H2O-3 Blogs

This page houses the most recent major release blog and focused content blogs for H2O.

Major Release Blogs

H2O Release 3.44

_images/rel-3-44.png

We are excited to announce the release of H2O-3 3.44.0.1! We have added and improved many items. A few of our highlights are the implementation of AdaBoost, Shapley values support, Python 3.10 and 3.11 support, and added custom metric support for Deep Learning, Uplift Distributed Random Forest (DRF), Stacked Ensemble, GLM, and AutoML. Please read on for more details.

AdaBoost (Adam Valenta)

We are proud to introduce AdaBoost, an algorithm known for its effectiveness in improving model performance. AdaBoost is particularly notable for its approach in constructing an ensemble of weak learners (typically decision trees) and sequentially refining them to enhance predictive accuracy. It achieves this by assigning higher weights to misclassified data points in each iteration. This emphasizes the correction of errors and ultimately leads to a more precise and robust predictive model. This adaptability and refinement makes AdaBoost a valuable tool in various domains, allowing it to aid in better predictions and informed decision-making.

library(h2o)
h2o.init()

# Import the prostate dataset into H2O:
prostate <- h2o.importFile("https://s3.amazonaws.com/h2o-public-test-data/smalldata/prostate/prostate.csv")
predictors <- c("AGE","RACE","DPROS","DCAPS","PSA","VOL","GLEASON")
response <- "CAPSULE"
prostate[response] <- as.factor(prostate[response])

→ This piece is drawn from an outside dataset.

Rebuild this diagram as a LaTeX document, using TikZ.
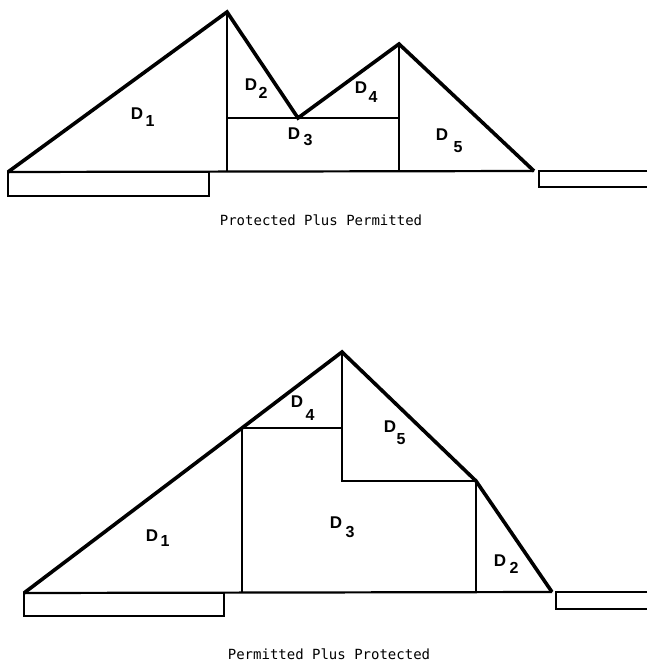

# Build and train the model:
adaboost_model <- h2o.adaBoost(nlearners=50,
                               learn_rate = 0.5,
                               weak_learner = "DRF",
                               x = predictors,
                               y = response,
                               training_frame = prostate)

# Generate predictions:
h2o.predict(adaboost_model, prostate)
import h2o
from h2o.estimators import H2OAdaBoostEstimator
h2o.init()

# Import the prostate dataset into H2O:
prostate = h2o.import_file("http://h2o-public-test-data.s3.amazonaws.com/smalldata/prostate/prostate.csv")
prostate["CAPSULE"] = prostate["CAPSULE"].asfactor()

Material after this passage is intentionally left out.